[START OF Given records]

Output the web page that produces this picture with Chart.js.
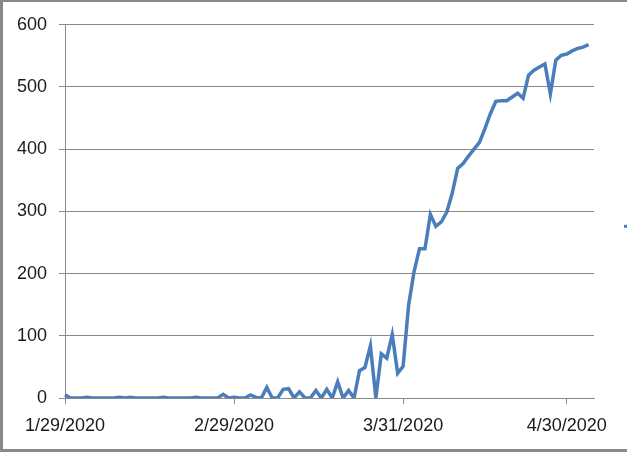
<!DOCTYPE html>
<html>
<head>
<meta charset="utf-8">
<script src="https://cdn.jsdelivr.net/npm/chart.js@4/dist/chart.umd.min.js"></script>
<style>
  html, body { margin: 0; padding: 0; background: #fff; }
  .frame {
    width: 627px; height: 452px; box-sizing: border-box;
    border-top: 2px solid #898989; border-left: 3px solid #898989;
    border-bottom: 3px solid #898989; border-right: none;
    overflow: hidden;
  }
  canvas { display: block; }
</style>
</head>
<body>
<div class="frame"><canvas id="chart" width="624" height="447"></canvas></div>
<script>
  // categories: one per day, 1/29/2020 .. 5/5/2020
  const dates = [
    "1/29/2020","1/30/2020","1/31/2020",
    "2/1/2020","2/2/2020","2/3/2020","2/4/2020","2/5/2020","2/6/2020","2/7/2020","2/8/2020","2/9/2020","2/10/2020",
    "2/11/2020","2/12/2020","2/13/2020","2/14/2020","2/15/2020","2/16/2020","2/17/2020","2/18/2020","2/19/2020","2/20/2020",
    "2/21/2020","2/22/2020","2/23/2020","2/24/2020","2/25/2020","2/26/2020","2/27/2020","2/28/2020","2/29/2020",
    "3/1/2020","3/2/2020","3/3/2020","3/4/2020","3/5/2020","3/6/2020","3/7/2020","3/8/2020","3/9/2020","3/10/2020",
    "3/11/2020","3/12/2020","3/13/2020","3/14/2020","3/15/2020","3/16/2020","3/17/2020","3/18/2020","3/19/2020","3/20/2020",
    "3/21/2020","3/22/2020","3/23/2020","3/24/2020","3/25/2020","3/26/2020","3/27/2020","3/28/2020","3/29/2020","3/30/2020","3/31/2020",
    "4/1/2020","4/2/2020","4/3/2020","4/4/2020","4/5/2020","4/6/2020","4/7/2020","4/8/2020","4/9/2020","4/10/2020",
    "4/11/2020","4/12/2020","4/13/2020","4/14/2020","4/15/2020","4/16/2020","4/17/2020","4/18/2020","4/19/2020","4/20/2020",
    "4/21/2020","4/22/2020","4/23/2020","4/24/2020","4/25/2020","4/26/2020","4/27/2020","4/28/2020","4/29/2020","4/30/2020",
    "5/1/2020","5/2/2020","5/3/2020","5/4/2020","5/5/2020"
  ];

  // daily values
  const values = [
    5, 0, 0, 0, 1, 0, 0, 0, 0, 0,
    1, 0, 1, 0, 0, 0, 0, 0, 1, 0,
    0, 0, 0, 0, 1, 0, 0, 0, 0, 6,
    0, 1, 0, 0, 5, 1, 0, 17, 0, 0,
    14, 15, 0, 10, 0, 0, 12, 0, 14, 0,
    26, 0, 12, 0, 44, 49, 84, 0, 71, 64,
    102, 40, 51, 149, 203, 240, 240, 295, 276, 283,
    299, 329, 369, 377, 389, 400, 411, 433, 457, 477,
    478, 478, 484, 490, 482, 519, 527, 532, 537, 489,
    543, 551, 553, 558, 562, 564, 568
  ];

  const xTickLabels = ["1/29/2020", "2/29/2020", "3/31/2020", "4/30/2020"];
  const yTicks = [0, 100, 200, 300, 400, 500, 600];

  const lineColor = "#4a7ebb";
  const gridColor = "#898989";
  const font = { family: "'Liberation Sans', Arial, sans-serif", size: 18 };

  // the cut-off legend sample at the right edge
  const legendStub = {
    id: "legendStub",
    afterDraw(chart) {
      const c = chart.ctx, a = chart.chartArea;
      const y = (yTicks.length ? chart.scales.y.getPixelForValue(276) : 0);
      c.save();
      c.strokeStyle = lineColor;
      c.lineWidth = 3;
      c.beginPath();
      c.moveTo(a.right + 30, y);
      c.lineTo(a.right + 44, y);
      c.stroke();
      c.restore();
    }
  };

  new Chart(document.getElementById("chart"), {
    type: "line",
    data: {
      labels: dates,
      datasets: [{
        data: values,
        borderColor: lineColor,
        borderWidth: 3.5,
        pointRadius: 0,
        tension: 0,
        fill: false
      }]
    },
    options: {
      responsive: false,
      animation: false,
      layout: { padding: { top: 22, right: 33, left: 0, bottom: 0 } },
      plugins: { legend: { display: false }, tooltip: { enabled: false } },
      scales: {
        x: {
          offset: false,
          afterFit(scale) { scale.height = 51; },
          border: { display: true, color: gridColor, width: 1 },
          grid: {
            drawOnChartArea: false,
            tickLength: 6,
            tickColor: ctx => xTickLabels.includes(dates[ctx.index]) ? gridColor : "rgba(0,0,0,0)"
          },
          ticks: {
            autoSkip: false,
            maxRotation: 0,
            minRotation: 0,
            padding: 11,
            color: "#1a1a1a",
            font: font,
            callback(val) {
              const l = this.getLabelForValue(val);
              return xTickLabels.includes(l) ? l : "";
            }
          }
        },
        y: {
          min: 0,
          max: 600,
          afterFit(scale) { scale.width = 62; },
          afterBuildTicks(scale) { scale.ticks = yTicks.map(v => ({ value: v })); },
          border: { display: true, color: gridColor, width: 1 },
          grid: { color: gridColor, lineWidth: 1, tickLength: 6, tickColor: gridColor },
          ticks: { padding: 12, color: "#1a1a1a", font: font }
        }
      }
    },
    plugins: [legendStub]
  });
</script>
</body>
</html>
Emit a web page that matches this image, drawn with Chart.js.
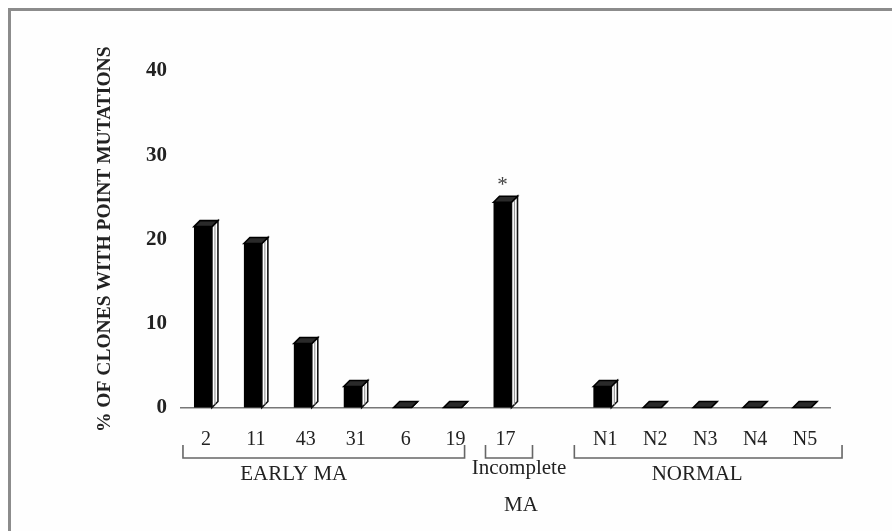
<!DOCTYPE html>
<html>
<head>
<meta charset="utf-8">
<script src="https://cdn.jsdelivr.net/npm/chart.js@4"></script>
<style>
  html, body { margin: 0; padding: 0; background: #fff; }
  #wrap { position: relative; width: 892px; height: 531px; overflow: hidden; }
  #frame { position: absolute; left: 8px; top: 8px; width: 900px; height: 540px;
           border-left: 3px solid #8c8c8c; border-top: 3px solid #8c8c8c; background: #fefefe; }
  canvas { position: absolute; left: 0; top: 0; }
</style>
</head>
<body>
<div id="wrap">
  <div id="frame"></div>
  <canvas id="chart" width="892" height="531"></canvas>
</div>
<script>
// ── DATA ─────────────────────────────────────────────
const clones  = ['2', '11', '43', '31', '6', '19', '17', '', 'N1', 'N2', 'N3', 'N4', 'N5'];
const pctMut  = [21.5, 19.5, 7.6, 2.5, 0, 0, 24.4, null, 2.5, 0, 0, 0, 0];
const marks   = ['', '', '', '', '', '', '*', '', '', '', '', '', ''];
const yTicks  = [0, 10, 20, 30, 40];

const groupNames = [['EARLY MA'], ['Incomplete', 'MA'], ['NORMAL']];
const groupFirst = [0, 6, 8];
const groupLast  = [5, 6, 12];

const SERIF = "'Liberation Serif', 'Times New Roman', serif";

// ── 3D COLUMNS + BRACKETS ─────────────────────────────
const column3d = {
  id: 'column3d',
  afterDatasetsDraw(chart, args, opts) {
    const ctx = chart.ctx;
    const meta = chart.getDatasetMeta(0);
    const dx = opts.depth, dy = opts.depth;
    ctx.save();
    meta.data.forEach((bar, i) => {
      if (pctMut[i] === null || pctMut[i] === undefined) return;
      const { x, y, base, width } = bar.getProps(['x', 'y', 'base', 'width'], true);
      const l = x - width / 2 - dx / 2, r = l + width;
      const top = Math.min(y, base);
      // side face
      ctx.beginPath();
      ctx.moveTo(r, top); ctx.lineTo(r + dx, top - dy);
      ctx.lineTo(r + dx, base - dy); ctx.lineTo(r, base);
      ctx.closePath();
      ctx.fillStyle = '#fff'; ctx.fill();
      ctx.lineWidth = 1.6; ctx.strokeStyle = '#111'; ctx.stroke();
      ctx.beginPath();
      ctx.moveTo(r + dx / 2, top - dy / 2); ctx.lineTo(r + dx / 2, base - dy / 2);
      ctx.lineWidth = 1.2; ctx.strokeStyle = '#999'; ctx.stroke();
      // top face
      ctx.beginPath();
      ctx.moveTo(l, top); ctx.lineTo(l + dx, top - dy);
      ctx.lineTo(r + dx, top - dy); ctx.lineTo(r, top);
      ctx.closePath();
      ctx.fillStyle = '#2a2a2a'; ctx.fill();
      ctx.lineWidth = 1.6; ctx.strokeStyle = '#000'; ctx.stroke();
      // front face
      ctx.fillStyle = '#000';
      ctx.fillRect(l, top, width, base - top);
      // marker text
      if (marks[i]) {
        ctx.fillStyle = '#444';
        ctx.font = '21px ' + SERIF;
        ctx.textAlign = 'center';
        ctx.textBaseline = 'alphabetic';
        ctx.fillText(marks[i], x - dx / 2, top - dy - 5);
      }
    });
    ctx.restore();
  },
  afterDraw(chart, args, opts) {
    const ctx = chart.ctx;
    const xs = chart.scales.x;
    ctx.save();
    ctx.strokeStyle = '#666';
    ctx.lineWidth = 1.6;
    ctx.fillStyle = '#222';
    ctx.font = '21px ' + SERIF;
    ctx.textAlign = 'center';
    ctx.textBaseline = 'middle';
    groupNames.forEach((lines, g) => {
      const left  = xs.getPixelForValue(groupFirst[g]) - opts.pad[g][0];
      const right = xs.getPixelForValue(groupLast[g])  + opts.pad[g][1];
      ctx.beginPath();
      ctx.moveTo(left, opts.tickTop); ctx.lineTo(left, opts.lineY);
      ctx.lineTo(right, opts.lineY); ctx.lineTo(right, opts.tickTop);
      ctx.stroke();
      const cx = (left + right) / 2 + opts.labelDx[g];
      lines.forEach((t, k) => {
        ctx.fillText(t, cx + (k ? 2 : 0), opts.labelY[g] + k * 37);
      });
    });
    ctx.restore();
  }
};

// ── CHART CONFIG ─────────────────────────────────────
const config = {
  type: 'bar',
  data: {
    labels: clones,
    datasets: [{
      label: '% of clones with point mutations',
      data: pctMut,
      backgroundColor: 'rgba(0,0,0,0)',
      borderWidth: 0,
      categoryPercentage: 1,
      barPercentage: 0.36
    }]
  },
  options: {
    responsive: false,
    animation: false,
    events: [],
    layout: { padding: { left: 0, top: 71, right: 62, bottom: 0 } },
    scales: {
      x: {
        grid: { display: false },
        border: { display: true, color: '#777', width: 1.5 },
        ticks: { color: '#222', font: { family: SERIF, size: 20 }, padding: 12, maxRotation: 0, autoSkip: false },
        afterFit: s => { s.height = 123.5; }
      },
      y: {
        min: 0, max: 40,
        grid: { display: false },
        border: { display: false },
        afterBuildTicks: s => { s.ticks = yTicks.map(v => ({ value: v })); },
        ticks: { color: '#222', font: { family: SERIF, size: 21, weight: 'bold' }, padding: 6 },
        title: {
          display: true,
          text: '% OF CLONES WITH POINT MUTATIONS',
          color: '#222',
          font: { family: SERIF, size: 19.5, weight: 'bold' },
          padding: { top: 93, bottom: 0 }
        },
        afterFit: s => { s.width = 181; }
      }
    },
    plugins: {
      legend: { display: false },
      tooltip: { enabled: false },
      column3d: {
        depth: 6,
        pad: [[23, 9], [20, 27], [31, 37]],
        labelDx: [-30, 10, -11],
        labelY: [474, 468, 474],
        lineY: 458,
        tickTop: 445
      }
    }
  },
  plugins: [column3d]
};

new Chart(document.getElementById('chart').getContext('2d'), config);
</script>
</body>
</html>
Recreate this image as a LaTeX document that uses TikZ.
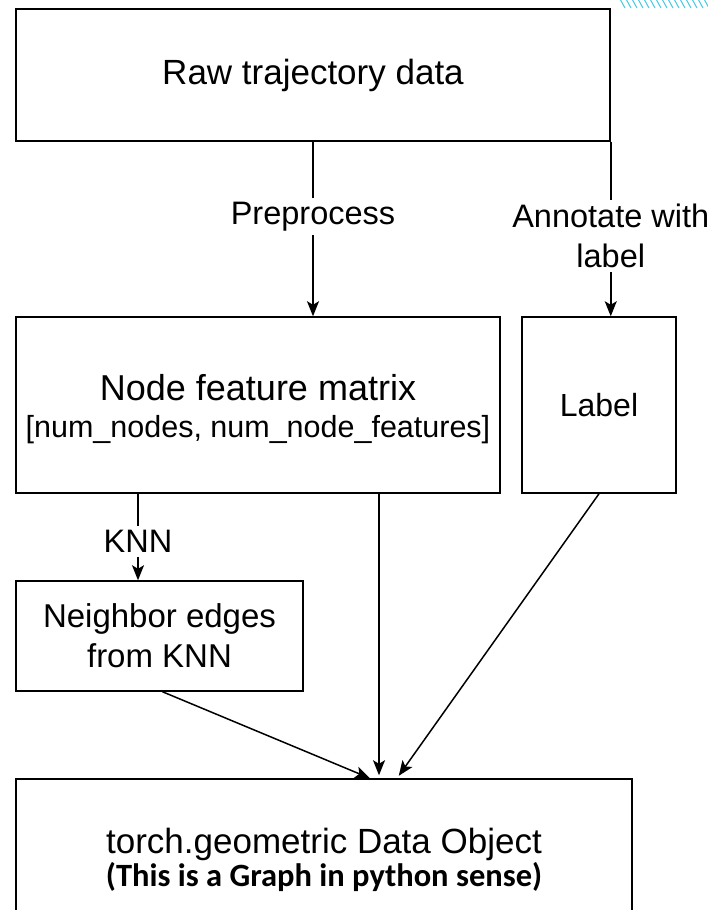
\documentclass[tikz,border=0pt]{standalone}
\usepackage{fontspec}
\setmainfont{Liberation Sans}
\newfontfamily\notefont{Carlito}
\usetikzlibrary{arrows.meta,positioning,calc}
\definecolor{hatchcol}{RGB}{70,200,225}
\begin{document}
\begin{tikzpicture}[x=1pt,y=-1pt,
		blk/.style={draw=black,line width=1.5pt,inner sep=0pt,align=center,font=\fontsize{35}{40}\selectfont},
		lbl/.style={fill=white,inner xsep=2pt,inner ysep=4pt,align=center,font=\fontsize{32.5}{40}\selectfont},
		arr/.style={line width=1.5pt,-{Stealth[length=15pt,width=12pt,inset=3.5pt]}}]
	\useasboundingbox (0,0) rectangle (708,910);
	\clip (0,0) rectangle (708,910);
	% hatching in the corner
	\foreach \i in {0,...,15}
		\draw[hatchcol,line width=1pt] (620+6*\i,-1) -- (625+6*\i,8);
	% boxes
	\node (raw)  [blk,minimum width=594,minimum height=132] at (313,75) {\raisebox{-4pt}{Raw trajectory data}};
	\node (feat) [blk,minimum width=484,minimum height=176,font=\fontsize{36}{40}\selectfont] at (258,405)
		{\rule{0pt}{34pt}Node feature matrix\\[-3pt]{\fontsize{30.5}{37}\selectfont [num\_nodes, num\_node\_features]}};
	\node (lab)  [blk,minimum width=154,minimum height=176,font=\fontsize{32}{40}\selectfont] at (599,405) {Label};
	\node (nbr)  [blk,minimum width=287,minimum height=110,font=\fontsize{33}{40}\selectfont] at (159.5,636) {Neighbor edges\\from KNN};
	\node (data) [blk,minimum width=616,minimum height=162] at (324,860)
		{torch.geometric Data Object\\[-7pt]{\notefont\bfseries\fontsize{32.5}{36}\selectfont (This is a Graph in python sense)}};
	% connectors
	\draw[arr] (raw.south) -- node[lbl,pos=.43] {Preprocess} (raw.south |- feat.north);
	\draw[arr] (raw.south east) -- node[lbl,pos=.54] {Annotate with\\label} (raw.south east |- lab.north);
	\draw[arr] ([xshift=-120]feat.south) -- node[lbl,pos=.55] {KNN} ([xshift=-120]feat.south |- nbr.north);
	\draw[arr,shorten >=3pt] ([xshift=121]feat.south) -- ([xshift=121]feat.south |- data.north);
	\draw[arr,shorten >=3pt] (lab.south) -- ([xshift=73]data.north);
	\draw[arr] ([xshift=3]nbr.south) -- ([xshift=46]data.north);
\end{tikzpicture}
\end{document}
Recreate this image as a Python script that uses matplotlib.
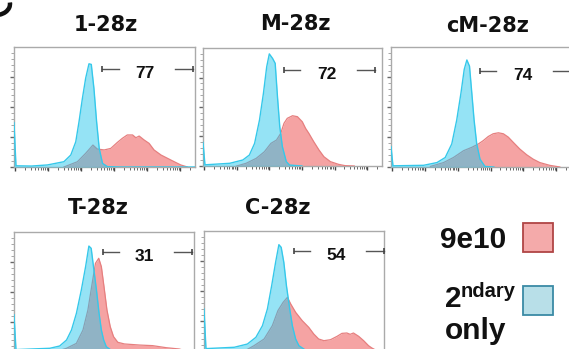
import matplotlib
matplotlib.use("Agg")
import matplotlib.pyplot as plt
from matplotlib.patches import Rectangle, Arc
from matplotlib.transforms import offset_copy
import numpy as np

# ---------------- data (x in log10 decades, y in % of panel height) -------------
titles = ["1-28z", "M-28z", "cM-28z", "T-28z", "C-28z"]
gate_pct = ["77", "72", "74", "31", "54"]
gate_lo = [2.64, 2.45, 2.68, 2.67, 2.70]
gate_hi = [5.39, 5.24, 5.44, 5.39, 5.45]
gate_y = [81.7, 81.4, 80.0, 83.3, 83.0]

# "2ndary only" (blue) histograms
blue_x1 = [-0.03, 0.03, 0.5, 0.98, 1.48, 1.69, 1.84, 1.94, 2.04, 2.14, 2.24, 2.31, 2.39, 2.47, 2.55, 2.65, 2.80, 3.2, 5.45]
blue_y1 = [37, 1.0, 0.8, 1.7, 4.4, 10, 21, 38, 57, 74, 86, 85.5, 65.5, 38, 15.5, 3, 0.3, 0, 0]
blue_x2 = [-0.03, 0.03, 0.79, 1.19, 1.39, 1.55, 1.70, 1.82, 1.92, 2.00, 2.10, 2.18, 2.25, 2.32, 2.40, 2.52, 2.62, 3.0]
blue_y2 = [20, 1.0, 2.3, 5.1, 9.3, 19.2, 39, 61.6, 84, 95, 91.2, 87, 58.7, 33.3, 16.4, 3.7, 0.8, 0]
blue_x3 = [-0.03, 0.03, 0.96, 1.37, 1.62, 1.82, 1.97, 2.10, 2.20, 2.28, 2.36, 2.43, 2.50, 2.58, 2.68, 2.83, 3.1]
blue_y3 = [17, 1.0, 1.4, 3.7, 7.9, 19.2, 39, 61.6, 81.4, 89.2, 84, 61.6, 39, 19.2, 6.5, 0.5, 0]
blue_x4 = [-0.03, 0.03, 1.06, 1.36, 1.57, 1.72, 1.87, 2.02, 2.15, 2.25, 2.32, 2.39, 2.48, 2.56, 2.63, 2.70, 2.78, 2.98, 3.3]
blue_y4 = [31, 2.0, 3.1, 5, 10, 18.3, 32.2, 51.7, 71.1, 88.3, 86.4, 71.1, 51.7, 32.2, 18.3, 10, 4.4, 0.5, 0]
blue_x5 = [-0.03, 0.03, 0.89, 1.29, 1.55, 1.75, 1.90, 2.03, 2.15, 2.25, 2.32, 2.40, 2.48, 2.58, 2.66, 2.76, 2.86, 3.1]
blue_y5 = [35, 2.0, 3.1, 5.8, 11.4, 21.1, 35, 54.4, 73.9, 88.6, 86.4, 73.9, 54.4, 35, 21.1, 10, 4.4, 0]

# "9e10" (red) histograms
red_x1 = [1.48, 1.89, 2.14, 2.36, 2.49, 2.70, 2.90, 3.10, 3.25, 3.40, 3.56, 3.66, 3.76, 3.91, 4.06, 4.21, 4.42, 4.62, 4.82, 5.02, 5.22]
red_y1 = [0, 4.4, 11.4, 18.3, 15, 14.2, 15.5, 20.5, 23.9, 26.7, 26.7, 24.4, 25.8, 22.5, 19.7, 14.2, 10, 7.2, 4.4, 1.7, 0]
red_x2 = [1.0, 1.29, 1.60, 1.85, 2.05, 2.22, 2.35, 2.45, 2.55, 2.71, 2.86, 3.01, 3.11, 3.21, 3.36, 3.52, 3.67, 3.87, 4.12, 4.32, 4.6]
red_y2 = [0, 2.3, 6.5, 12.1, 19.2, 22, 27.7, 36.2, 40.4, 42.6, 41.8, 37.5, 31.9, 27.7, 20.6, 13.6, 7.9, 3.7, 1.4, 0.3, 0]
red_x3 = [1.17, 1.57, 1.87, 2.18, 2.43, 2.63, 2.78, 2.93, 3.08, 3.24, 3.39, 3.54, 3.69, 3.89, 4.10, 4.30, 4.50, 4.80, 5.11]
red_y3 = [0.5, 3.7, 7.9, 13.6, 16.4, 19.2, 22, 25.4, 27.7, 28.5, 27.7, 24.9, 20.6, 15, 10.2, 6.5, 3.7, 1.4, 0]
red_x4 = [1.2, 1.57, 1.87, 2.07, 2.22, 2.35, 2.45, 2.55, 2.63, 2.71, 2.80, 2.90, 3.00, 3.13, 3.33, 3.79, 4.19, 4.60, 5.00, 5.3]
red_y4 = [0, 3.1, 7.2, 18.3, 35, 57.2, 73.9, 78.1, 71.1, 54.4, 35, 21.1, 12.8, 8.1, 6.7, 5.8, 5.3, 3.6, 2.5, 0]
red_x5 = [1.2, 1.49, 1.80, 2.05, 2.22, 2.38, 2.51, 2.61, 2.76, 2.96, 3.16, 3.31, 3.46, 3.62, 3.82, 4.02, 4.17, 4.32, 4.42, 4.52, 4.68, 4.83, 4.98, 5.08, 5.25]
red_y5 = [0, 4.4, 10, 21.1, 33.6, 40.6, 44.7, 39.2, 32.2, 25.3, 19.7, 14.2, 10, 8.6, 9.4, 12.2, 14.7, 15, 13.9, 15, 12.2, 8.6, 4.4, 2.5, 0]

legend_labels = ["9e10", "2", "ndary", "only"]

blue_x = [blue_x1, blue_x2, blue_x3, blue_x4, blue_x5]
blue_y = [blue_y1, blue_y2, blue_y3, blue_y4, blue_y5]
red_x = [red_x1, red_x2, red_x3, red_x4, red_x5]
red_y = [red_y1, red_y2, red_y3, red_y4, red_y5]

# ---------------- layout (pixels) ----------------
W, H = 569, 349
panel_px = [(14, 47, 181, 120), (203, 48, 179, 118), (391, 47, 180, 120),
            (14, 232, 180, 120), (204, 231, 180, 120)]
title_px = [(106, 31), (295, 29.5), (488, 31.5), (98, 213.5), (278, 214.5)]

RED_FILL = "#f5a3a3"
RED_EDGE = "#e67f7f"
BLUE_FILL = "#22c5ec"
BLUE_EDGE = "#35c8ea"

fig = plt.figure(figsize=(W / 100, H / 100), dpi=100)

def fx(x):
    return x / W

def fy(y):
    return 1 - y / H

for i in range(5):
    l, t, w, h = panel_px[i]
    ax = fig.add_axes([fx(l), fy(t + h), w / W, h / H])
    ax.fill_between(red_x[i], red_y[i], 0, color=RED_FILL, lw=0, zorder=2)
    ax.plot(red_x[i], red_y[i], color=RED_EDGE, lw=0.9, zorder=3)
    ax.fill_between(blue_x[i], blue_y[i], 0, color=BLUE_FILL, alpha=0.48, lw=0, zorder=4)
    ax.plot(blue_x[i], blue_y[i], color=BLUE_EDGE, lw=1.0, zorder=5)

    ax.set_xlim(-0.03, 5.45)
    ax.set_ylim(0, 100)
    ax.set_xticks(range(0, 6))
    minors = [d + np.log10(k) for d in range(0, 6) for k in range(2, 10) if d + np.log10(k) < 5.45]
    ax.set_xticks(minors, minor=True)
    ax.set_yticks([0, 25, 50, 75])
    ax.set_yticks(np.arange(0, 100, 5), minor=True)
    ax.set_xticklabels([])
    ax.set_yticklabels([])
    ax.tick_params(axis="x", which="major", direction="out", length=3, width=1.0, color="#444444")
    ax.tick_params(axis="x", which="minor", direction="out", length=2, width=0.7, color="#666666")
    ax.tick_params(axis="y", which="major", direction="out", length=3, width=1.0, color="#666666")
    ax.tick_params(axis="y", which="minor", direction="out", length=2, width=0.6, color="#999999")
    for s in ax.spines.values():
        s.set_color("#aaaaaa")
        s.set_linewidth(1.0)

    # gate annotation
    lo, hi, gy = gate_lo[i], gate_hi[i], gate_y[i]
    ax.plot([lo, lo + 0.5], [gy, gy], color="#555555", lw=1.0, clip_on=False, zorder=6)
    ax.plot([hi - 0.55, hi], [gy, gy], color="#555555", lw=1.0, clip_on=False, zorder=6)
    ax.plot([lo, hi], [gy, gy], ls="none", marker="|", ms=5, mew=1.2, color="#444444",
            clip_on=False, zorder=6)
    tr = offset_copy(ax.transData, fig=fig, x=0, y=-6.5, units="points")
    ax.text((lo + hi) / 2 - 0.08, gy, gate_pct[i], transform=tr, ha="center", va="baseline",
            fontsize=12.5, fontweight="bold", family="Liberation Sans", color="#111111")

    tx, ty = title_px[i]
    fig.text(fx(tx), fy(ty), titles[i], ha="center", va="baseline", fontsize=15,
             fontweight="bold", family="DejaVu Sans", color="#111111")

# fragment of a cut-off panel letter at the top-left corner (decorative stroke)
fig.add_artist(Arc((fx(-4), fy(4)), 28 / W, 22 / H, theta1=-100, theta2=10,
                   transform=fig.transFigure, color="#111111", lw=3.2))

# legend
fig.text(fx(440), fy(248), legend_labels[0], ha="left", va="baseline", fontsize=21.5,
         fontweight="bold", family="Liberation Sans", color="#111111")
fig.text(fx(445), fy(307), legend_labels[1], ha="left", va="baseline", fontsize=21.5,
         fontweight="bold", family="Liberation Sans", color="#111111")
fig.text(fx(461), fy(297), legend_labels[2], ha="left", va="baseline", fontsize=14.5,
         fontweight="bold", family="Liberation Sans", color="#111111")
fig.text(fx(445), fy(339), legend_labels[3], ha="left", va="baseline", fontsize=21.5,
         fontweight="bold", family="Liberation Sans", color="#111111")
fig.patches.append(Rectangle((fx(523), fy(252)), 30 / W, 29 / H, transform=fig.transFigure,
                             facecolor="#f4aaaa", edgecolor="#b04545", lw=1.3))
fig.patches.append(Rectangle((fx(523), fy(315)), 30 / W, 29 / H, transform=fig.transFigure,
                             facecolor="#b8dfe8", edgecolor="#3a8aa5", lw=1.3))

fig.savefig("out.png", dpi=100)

[END OF Given records]

• **Directive**
From the listing above, copy every line that holds the string "page".

• **Answer in full**
Output the web page that produces this picture with Chart.js.
Emit a web page that matches this image, drawn with Chart.js.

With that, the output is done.